"..What I want, I can't have. What I have, I don't need. What I seek, I can't find. What I found, I can't deal with. What I've dealt with, I never deserved it..."
Why do I get so frustrated? Is it normal? I didn't go to college on Monday. Because, I don't know. There's just no point of doing anything anymore. Everything is so screwed up. I hate those people at my college anyways. I am so sick of everything that's happening around! Of course people want to have a new start of their lives but it doesn't mean that they'll kick out the old ones outta their lives. I know most of the people who'll read this are going to tell me "it's okay", "happens to everyone", blah blah blah. I know dammit! I know. But I don't want it to happen anymore. I really want my happiness to last a little longer. I really do. Why do even start trusting people? Why do I always end up telling them how much they mean to me? And, even when I tell them, why do they take me for granted? Is there any person with who I can share all these feelings? NO.

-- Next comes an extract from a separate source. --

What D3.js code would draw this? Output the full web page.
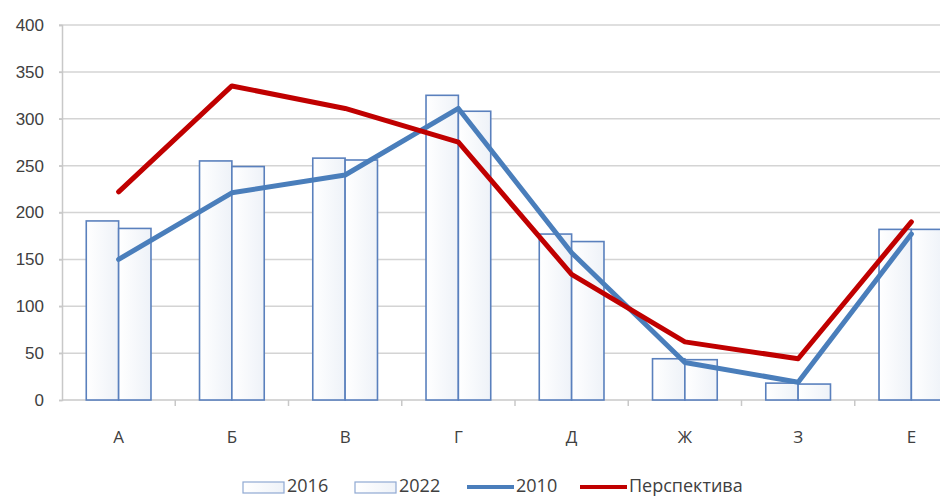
<!DOCTYPE html>
<html>
<head>
<meta charset="utf-8">
<script src="https://cdn.jsdelivr.net/npm/d3@7"></script>
<style>
  html, body { margin: 0; padding: 0; background: #fff; }
  svg { display: block; font-family: "Open Sans", "Liberation Sans", sans-serif; }
</style>
</head>
<body>
<svg id="chart" width="940" height="497"></svg>
<script>
// Categories and series
const categories = ["А", "Б", "В", "Г", "Д", "Ж", "З", "Е"];
const bars2016 = [191, 255, 258, 325, 177, 44, 18, 182];
const bars2022 = [183, 249, 256, 308, 169, 43, 17, 182];
const line2010 = [150, 221, 240, 311, 157, 40, 19, 177];
const linePerspective = [222, 335, 311, 275, 134, 62, 44, 190];
const yTicks = [0, 50, 100, 150, 200, 250, 300, 350, 400];
const legendLabels = ["2016", "2022", "2010", "Перспектива"];

const svg = d3.select("#chart");
const plot = { left: 62, right: 968, top: 25, bottom: 400 };

const x = d3.scaleBand().domain(categories).range([plot.left, plot.right]).padding(0);
const xSub = d3.scaleBand().domain(["2016", "2022"]).range([0, x.bandwidth()])
  .paddingInner(0).paddingOuter(0.75);
const y = d3.scaleLinear().domain([0, 400]).range([plot.bottom, plot.top]);

const textColor = "#404040";
const gridColor = "#d4d4d4";
const barStroke = "#5a80bd";
const blue = "#4a7ebb";
const red = "#c00000";

// Horizontal gridlines
svg.append("g")
  .selectAll("line")
  .data(yTicks.filter(t => t > 0))
  .join("line")
  .attr("x1", plot.left - 3).attr("x2", plot.right)
  .attr("y1", d => y(d)).attr("y2", d => y(d))
  .attr("stroke", gridColor).attr("stroke-width", 1.5);

// Y axis
const yAxis = d3.axisLeft(y).tickValues(yTicks).tickSize(3).tickPadding(15);
const gy = svg.append("g").attr("transform", `translate(${plot.left},0)`).call(yAxis);
gy.select(".domain").attr("stroke", "#c8c8c8").attr("stroke-width", 1.5);
gy.selectAll(".tick line").attr("stroke", "#c8c8c8").attr("stroke-width", 1.5);
gy.selectAll(".tick text").attr("fill", textColor).attr("font-size", 17);

// X axis baseline with tick marks at band boundaries
svg.append("line")
  .attr("x1", plot.left).attr("x2", plot.right)
  .attr("y1", y(0)).attr("y2", y(0))
  .attr("stroke", "#c8c8c8").attr("stroke-width", 1.5);
svg.append("g")
  .selectAll("line")
  .data(categories.slice(1).concat(["end"]))
  .join("line")
  .attr("x1", (d, i) => plot.left + (i + 1) * x.step())
  .attr("x2", (d, i) => plot.left + (i + 1) * x.step())
  .attr("y1", y(0)).attr("y2", y(0) + 6)
  .attr("stroke", "#c8c8c8").attr("stroke-width", 1.5);
svg.append("g")
  .selectAll("text")
  .data(categories)
  .join("text")
  .attr("x", d => x(d) + x.bandwidth() / 2)
  .attr("y", 443)
  .attr("text-anchor", "middle")
  .attr("fill", textColor)
  .attr("font-size", 17)
  .text(d => d);

// Bars
const defs = svg.append("defs");
const grad = defs.append("linearGradient").attr("id", "barFill")
  .attr("x1", 0).attr("x2", 1).attr("y1", 0).attr("y2", 0);
grad.append("stop").attr("offset", "0%").attr("stop-color", "#ffffff");
grad.append("stop").attr("offset", "100%").attr("stop-color", "#eef2f8");

const barSeries = [
  { key: "2016", values: bars2016 },
  { key: "2022", values: bars2022 }
];
barSeries.forEach(s => {
  svg.append("g")
    .selectAll("rect")
    .data(s.values)
    .join("rect")
    .attr("x", (d, i) => x(categories[i]) + xSub(s.key))
    .attr("y", d => y(d))
    .attr("width", xSub.bandwidth())
    .attr("height", d => y(0) - y(d))
    .attr("fill", "url(#barFill)")
    .attr("stroke", barStroke)
    .attr("stroke-width", 1.6);
});

// Lines
const line = d3.line()
  .x((d, i) => x(categories[i]) + x.bandwidth() / 2)
  .y(d => y(d));

svg.append("path").datum(line2010)
  .attr("d", line).attr("fill", "none")
  .attr("stroke", blue).attr("stroke-width", 5)
  .attr("stroke-linejoin", "round").attr("stroke-linecap", "round");
svg.append("path").datum(linePerspective)
  .attr("d", line).attr("fill", "none")
  .attr("stroke", red).attr("stroke-width", 5)
  .attr("stroke-linejoin", "round").attr("stroke-linecap", "round");

// Legend
const legend = svg.append("g").attr("font-size", 18).attr("fill", textColor);
const legendY = 486;
const items = [
  { label: legendLabels[0], type: "box", x: 243 },
  { label: legendLabels[1], type: "box", x: 355 },
  { label: legendLabels[2], type: "line", color: blue, x: 467 },
  { label: legendLabels[3], type: "line", color: red, x: 580 }
];
items.forEach(it => {
  if (it.type === "box") {
    legend.append("rect")
      .attr("x", it.x).attr("y", legendY - 4)
      .attr("width", 41).attr("height", 11)
      .attr("fill", "url(#barFill)").attr("stroke", "#8fa9d3").attr("stroke-width", 1.2);
    legend.append("text").attr("x", it.x + 44).attr("y", legendY).attr("dy", "0.35em")
      .attr("fill", textColor).text(it.label);
  } else {
    legend.append("line")
      .attr("x1", it.x).attr("x2", it.x + 47)
      .attr("y1", legendY + 1).attr("y2", legendY + 1)
      .attr("stroke", it.color).attr("stroke-width", 4);
    legend.append("text").attr("x", it.x + 49).attr("y", legendY).attr("dy", "0.35em")
      .attr("fill", textColor).text(it.label);
  }
});
</script>
</body>
</html>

I know I am ruining myself by thinking about the past and all the crap. And being suicidal or depressed. But, I am sorry. It's just me. You have no idea, what I want, what I am dealing with or what my family is dealing with. I understand their issues. But I want them to understand mine. And if anyone out there's thinking of helping me out then forget it. It's probably too late and pointless. You cannot do anything about it. Stay away from me. You don't have to try to contact me or my family or anyone! YOU WILL JUST MAKE IT WORSE. I'll be fine hopefully.
To the person, who told me that I made my life this way.. if you're reading this then I wanna know what do you even know about me? Although, I have already replied to your comment on that post. So go check it and tell me again that I did it all and it's all my mistake!
6 comments:
Sweetheart, you will just be fine :) God Bless you and more Light and Love for you. Hugs :)

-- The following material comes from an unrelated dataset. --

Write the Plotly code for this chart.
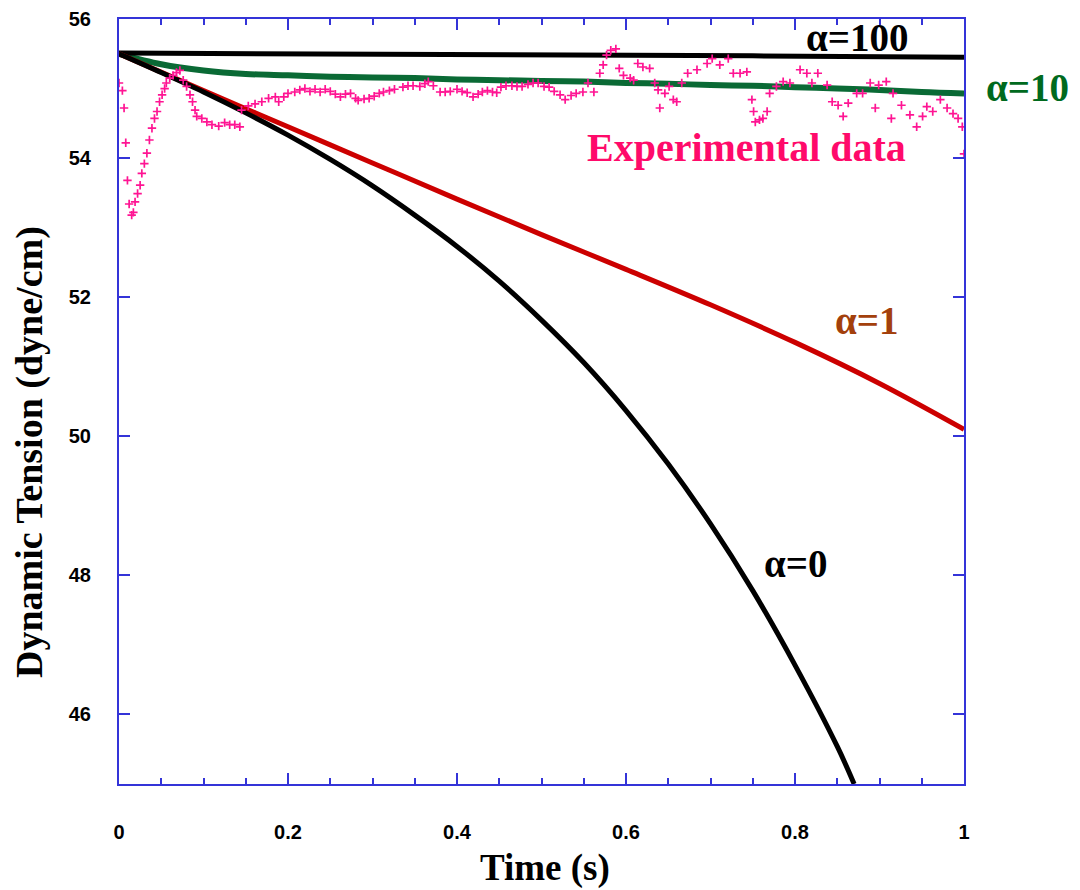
import plotly.graph_objects as go

# ---- data ----
t_grid = [0.00, 0.05, 0.10, 0.15, 0.20, 0.25, 0.30, 0.35, 0.40, 0.45, 0.50,
          0.55, 0.60, 0.65, 0.70, 0.75, 0.80, 0.85, 0.90, 0.95, 1.00]

alpha100_t = [0.0, 0.25, 0.5, 0.75, 1.0]
alpha100_y = [55.51, 55.50, 55.48, 55.47, 55.45]

alpha10_y = [55.50, 55.35, 55.26, 55.21, 55.19, 55.17, 55.16, 55.15, 55.13, 55.12, 55.11,
             55.10, 55.08, 55.07, 55.05, 55.04, 55.02, 55.00, 54.98, 54.95, 54.93]

alpha1_t = [0.0, 0.1, 0.2, 0.3, 0.4, 0.5, 0.6, 0.7, 0.8, 0.9, 1.0]
alpha1_y = [55.50, 54.97, 54.45, 53.93, 53.41, 52.90, 52.40, 51.89, 51.35, 50.76, 50.10]

alpha0_t = [0.00, 0.05, 0.10, 0.15, 0.20, 0.25, 0.30, 0.35, 0.40, 0.45, 0.50,
            0.55, 0.60, 0.65, 0.70, 0.75, 0.80, 0.85, 0.87]
alpha0_y = [55.50, 55.23, 54.95, 54.65, 54.33, 53.98, 53.60, 53.18, 52.73, 52.23, 51.67,
            51.06, 50.37, 49.60, 48.74, 47.78, 46.71, 45.54, 45.00]

exp_t = [0.000, 0.004, 0.006, 0.008, 0.010, 0.012, 0.015, 0.017, 0.019, 0.022, 0.025,
         0.027, 0.030, 0.033, 0.036, 0.039, 0.042, 0.045, 0.048, 0.051, 0.054, 0.056,
         0.060, 0.064, 0.068, 0.072, 0.076, 0.080, 0.084, 0.087, 0.090, 0.092, 0.098,
         0.104, 0.110, 0.118, 0.125, 0.131, 0.137, 0.143, 0.145, 0.153, 0.161, 0.169,
         0.177, 0.185, 0.189, 0.195, 0.200, 0.208, 0.214, 0.220, 0.226, 0.232, 0.238,
         0.244, 0.250, 0.256, 0.262, 0.268, 0.274, 0.280, 0.283, 0.290, 0.296, 0.302,
         0.308, 0.313, 0.320, 0.326, 0.336, 0.342, 0.348, 0.356, 0.362, 0.366, 0.372,
         0.380, 0.386, 0.392, 0.400, 0.406, 0.412, 0.419, 0.425, 0.430, 0.436, 0.442,
         0.447, 0.452, 0.458, 0.465, 0.471, 0.477, 0.484, 0.490, 0.496, 0.503, 0.509,
         0.515, 0.522, 0.528, 0.535, 0.541, 0.549, 0.555, 0.562, 0.569, 0.573, 0.577,
         0.582, 0.588, 0.592, 0.597, 0.605, 0.609, 0.614, 0.620, 0.628, 0.634, 0.638,
         0.640, 0.646, 0.651, 0.656, 0.660, 0.666, 0.673, 0.684, 0.696, 0.702, 0.711,
         0.721, 0.727, 0.735, 0.743, 0.749, 0.751, 0.753, 0.758, 0.762, 0.767, 0.770,
         0.778, 0.786, 0.794, 0.806, 0.814, 0.820, 0.827, 0.838, 0.844, 0.851, 0.857,
         0.863, 0.873, 0.880, 0.889, 0.895, 0.899, 0.908, 0.914, 0.916, 0.926, 0.936,
         0.944, 0.951, 0.956, 0.963, 0.972, 0.980, 0.987, 0.993, 0.998, 1.000]
exp_y = [55.08, 54.97, 54.72, 54.22, 53.68, 53.34, 53.18, 53.22, 53.37, 53.49, 53.61,
         53.78, 53.92, 54.07, 54.26, 54.43, 54.57, 54.67, 54.81, 54.91, 55.00, 55.08,
         55.15, 55.19, 55.23, 55.26, 55.12, 55.03, 54.91, 54.81, 54.69, 54.60, 54.57,
         54.52, 54.48, 54.46, 54.51, 54.48, 54.48, 54.45, 54.69, 54.75, 54.78, 54.81,
         54.86, 54.88, 54.81, 54.88, 54.93, 54.95, 54.98, 55.00, 54.96, 54.99, 54.95,
         54.99, 54.96, 54.92, 54.88, 54.92, 54.93, 54.86, 54.83, 54.85, 54.86, 54.89,
         54.93, 54.95, 54.97, 54.99, 55.02, 55.04, 55.04, 55.03, 55.07, 55.10, 55.04,
         54.95, 54.95, 54.96, 54.99, 54.96, 54.94, 54.88, 54.92, 54.95, 54.97, 54.95,
         54.94, 55.02, 55.04, 55.04, 55.03, 55.03, 55.06, 55.08, 55.08, 55.03, 55.02,
         54.96, 54.91, 54.84, 54.90, 54.93, 54.95, 55.08, 54.95, 55.22, 55.34, 55.48,
         55.55, 55.57, 55.29, 55.19, 55.15, 55.12, 55.36, 55.31, 55.29, 55.08, 54.98,
         54.72, 54.93, 55.03, 54.84, 54.81, 55.08, 55.22, 55.27, 55.36, 55.43, 55.34,
         55.43, 55.22, 55.22, 55.24, 54.84, 54.67, 54.52, 54.55, 54.57, 54.67, 54.93,
         55.03, 55.10, 55.08, 55.27, 55.22, 55.08, 55.22, 55.05, 54.81, 54.76, 54.60,
         54.79, 54.93, 54.93, 55.08, 54.72, 55.05, 55.10, 54.57, 54.93, 54.76, 54.62,
         54.45, 54.60, 54.74, 54.67, 54.84, 54.72, 54.64, 54.57, 54.45, 54.06]

x_ticks = [0, 0.2, 0.4, 0.6, 0.8, 1]
y_ticks = [46, 48, 50, 52, 54, 56]

AXIS_BLUE = "#3434d8"
SERIF = "Liberation Serif, Times New Roman, serif"

# page offset of the default html body margin
OFF = 8
# plot-area pixel box in the photographed page
L, R, T, B = 119, 964, 19, 784


def px_to_paper(px, py):
    return (px - L) / (R - L), (B - py) / (B - T)


fig = go.Figure()
fig.add_trace(go.Scatter(x=t_grid, y=alpha10_y, mode="lines",
                         line=dict(color="#0a6a35", width=6, shape="spline"), showlegend=False))
fig.add_trace(go.Scatter(x=alpha100_t, y=alpha100_y, mode="lines",
                         line=dict(color="#000000", width=5), showlegend=False))
fig.add_trace(go.Scatter(x=alpha1_t, y=alpha1_y, mode="lines",
                         line=dict(color="#cc0000", width=5, shape="spline"), showlegend=False))
fig.add_trace(go.Scatter(x=alpha0_t, y=alpha0_y, mode="lines",
                         line=dict(color="#000000", width=5, shape="spline"), showlegend=False))
fig.add_trace(go.Scatter(x=exp_t, y=exp_y, mode="markers",
                         marker=dict(symbol="cross-thin", size=6, color="#ff1493",
                                     line=dict(color="#ff1493", width=1.7)),
                         showlegend=False))

labels = [
    ("α=100", 857, 37, "#000000", 39),
    ("α=10", 1027, 87, "#006a1e", 39),
    ("Experimental data", 746, 148, "#ff0a6a", 40),
    ("α=1", 867, 320, "#a3400c", 39),
    ("α=0", 796, 563, "#000000", 39),
]
for txt, px, py, col, fs in labels:
    ax, ay = px_to_paper(px, py)
    fig.add_annotation(x=ax, y=ay, xref="paper", yref="paper",
                       text="<b>%s</b>" % txt, showarrow=False,
                       font=dict(family=SERIF, size=fs, color=col),
                       xanchor="center", yanchor="middle")

# axis titles
ax, ay = px_to_paper(545, 868)
fig.add_annotation(x=ax, y=ay, xref="paper", yref="paper",
                   text="<b>Time (s)</b>", showarrow=False,
                   font=dict(family=SERIF, size=37, color="#000000"),
                   xanchor="center", yanchor="middle")
ax, ay = px_to_paper(29, 452)
fig.add_annotation(x=ax, y=ay, xref="paper", yref="paper",
                   text="<b>Dynamic Tension (dyne/cm)</b>", showarrow=False, textangle=-90,
                   font=dict(family=SERIF, size=38, color="#000000"),
                   xanchor="center", yanchor="middle")

tickfont = dict(family="Liberation Sans, Arial, sans-serif", size=20, color="#000000",
                weight="bold")
fig.update_xaxes(range=[0, 1], tickvals=x_ticks, ticktext=[str(v) for v in x_ticks],
                 ticks="inside", ticklen=11, tickwidth=2, tickcolor=AXIS_BLUE,
                 minor=dict(dtick=0.05, tick0=0, ticks="inside", ticklen=6, tickwidth=2,
                            tickcolor=AXIS_BLUE, showgrid=False),
                 showline=True, linecolor=AXIS_BLUE, linewidth=2, mirror="ticks",
                 showgrid=False, zeroline=False, tickfont=tickfont, ticklabelstandoff=29,
                 automargin=False)
fig.update_yaxes(range=[45, 56], tickvals=y_ticks, ticktext=[str(v) for v in y_ticks],
                 ticks="inside", ticklen=11, tickwidth=2, tickcolor=AXIS_BLUE,
                 showline=True, linecolor=AXIS_BLUE, linewidth=2, mirror="ticks",
                 showgrid=False, zeroline=False, tickfont=tickfont, ticklabelstandoff=22,
                 automargin=False)

fig.update_layout(width=1080 - OFF, height=890 - OFF, plot_bgcolor="white",
                  paper_bgcolor="white",
                  margin=dict(l=L - OFF, r=1080 - R, t=T - OFF, b=890 - B),
                  showlegend=False)

fig.write_html("out.html")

I don't think you are in a mood to take any suggestions. And I don't have one either, may be because I am in such a mess, far worse.

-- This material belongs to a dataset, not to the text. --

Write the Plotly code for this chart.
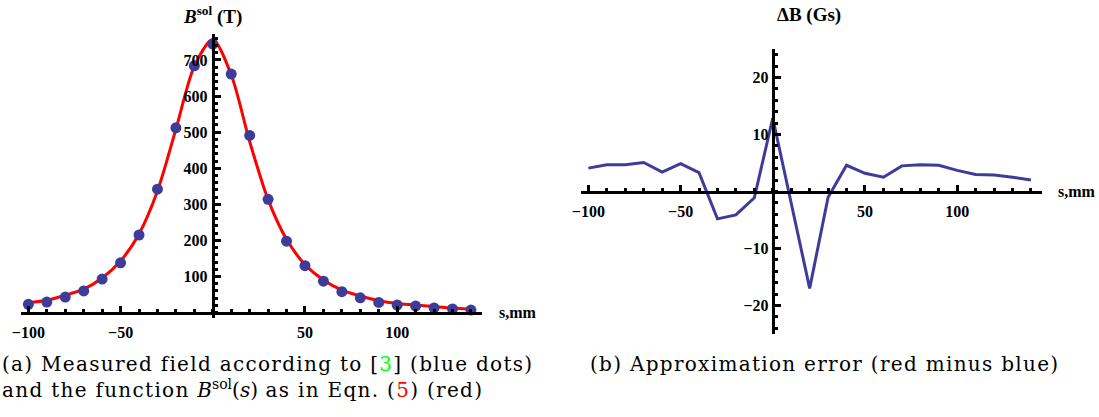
import plotly.graph_objects as go

# Longitudinal position along the solenoid (mm)
s_mm = [-100, -90, -80, -70, -60, -50, -40, -30, -20, -10, 0, 10, 20,
        30, 40, 50, 60, 70, 80, 90, 100, 110, 120, 130, 140]

# Measured field on axis (blue dots)
b_measured = [23, 29, 43, 60, 93, 138, 215, 342, 512, 684, 744, 661, 491,
              314, 198, 130, 87, 58, 41, 28, 21, 18, 13, 10, 7]

# Fitted function B_sol(s) evaluated at the same positions (red curve)
b_fit = [27, 34, 48, 65, 96, 143, 218, 337, 508, 683, 757, 659, 474,
         313, 203, 133, 90, 62, 46, 33, 25, 21, 16, 12.5, 9]

# Approximation error, red minus blue (Gs)
delta_b = [4.1, 4.7, 4.7, 5.1, 3.4, 4.9, 3.3, -4.8, -4.1, -1.1, 12.9, -2, -17,
           -1, 4.6, 3.2, 2.5, 4.5, 4.7, 4.6, 3.7, 3.0, 2.9, 2.5, 2.0]

left_xticks = [-100, -50, 50, 100]
left_yticks = [100, 200, 300, 400, 500, 600, 700]
right_xticks = [-100, -50, 50, 100]
right_yticks = [-20, -10, 10, 20]


def tick_text(vals):
    return ["<b>" + (("\u2212" + str(abs(v))) if v < 0 else str(v)) + "</b>"
            for v in vals]


W, H = 1099, 417
BLUE = "#3d3d99"
TICK_FONT = dict(family="Liberation Serif", size=16, color="black")


def fx(p):
    return p / W


def fy(p):
    return 1 - p / H


def zero_pos(dom, rng):
    # paper coordinate where value 0 falls inside an axis domain
    return dom[0] + (0 - rng[0]) / (rng[1] - rng[0]) * (dom[1] - dom[0])


fig = go.Figure()
fig.add_trace(go.Scatter(x=s_mm, y=b_fit, mode="lines",
                         line=dict(color="red", width=3, shape="spline", smoothing=0.8),
                         xaxis="x", yaxis="y", showlegend=False))
fig.add_trace(go.Scatter(x=s_mm, y=b_measured, mode="markers",
                         marker=dict(color=BLUE, size=11, line=dict(width=0)),
                         xaxis="x", yaxis="y", showlegend=False))
fig.add_trace(go.Scatter(x=s_mm, y=delta_b, mode="lines",
                         line=dict(color=BLUE, width=3),
                         xaxis="x2", yaxis="y2", showlegend=False))

x1_dom, x1_rng = [fx(21), fx(482)], [-104, 146]
y1_dom, y1_rng = [fy(318), fy(34)], [-15, 772]
x2_dom, x2_rng = [fx(581), fx(1042)], [-104, 146]
y2_dom, y2_rng = [fy(334), fy(49)], [-25, 25]

common = dict(showline=True, linecolor="black", linewidth=3, showgrid=False,
              zeroline=False, ticks="inside", ticklen=6, tickwidth=3,
              tickcolor="black", tickfont=TICK_FONT, tickmode="array",
              fixedrange=True, automargin=False)


def minor(step):
    return dict(dtick=step, tick0=0, ticks="inside", ticklen=3, tickwidth=2.5,
                tickcolor="black", showgrid=False)


fig.update_layout(
    width=W, height=H, autosize=False,
    margin=dict(l=0, r=0, t=0, b=0, pad=0),
    paper_bgcolor="white", plot_bgcolor="rgba(0,0,0,0)",
    xaxis=dict(common, domain=x1_dom, range=x1_rng, anchor="free",
               position=zero_pos(y1_dom, y1_rng),
               tickvals=left_xticks, ticktext=tick_text(left_xticks),
               minor=minor(10), ticklabelstandoff=4),
    yaxis=dict(common, domain=y1_dom, range=y1_rng, anchor="free",
               position=zero_pos(x1_dom, x1_rng),
               tickvals=left_yticks, ticktext=tick_text(left_yticks),
               minor=minor(20), ticklabelstandoff=1),
    xaxis2=dict(common, domain=x2_dom, range=x2_rng, anchor="free",
                position=zero_pos(y2_dom, y2_rng),
                tickvals=right_xticks, ticktext=tick_text(right_xticks),
                minor=minor(10), ticklabelstandoff=4),
    yaxis2=dict(common, domain=y2_dom, range=y2_rng, anchor="free",
                position=zero_pos(x2_dom, x2_rng),
                tickvals=right_yticks, ticktext=tick_text(right_yticks),
                minor=minor(2), ticklabelstandoff=0),
)

LABEL_FONT = dict(family="Liberation Serif", size=16, color="black")
CAPTION_FONT = dict(family="DejaVu Serif", size=20, color="black")
SP = "letter-spacing:1.3px"
SPACED = "<span style='" + SP + "'>{}</span>"

annotations = [
    dict(text="<b><i>B</i><sup>sol</sup> (T)</b>", x=fx(212), y=fy(15),
         xanchor="center", yanchor="middle",
         font=dict(family="Liberation Serif", size=19, color="black")),
    dict(text="<b>\u0394B (Gs)</b>", x=fx(775), y=fy(15),
         xanchor="left", yanchor="middle",
         font=dict(family="Liberation Serif", size=19, color="black")),
    dict(text="<b>s,mm</b>", x=fx(497), y=fy(312), xanchor="left",
         yanchor="middle", font=LABEL_FONT),
    dict(text="<b>s,mm</b>", x=fx(1056), y=fy(191), xanchor="left",
         yanchor="middle", font=LABEL_FONT),
    dict(text=SPACED.format("(a) Measured field according to [")
         + "<span style='color:#00ff00;" + SP + "'>3</span>"
         + SPACED.format("] (blue dots)")
         + "<br>" + SPACED.format("and the function ")
         + "<i>B</i><sup>sol</sup>(<i>s</i>)"
         + SPACED.format(" as in Eqn. (")
         + "<span style='color:#ff0000;" + SP + "'>5</span>"
         + SPACED.format(") (red)"),
         x=fx(0), y=fy(377), xanchor="left", yanchor="middle", align="left",
         font=CAPTION_FONT),
    dict(text=SPACED.format("(b) Approximation error (red minus blue)"),
         x=fx(588), y=fy(364),
         xanchor="left", yanchor="middle", align="left", font=CAPTION_FONT),
]
for a in annotations:
    a.update(xref="paper", yref="paper", showarrow=False)
fig.update_layout(annotations=annotations)

fig.write_html("out.html")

And you just shared your feelings, didn't you ? (okay, at least some).
Well, don't worry too much. Something good will eventually turn up. Stay Positive, if you can.
Take Care.
Plz, dont hate me for this, I already have a lot of haters in my bag. :/
Maybe you misunderstood me last time, or I misspoke. I'm not saying terrible things can't happen to people, we've all been through horrible events at some point of our lives, but it's the way we chose to handle them that defines us. If you keep feeling sorry for yourself, you'll never get out of your misery.
What I suggested is that you stand up for yourself, and see your bad experiences in your life as lessons, as something that can make you stronger, more courageous and smarter!
No one but yourself can help you out of this.
"..What I want, I can't have. What I have, I don't need. What I seek, I can't find. What I found, I can't deal with. What I've dealt with, I never deserved it..."
Awesome lines.....can relate to them a lot!!
And after reading your post....I can see that you are in real bad mood and frustrated.....Take care dear! :)
N C,
It is your life and it is upto you how you make it - happy or screw it. Others can only give some suggestions but ultimately it is you and ONLY YOU who can do what needs to be done.
Take care
I'm not going to wish you luck and I'm not going to say everything is going to be alright. I would be bullshitting you if I did and it looks like you have already been receiving those words from everyone else, truthfully I have no advice to give you on your life. From what you write its fucked up, hands down. I gave my advice once and it looks like it didn't work, so all I can say is just fuck it all and rebel. Stop trying to forget your past, stop trying to start a new life. Trust me for a second when i say, from your posts, I know you know what you to do. You'll figure it out on you own, I just hope it you won't be to messed when you do.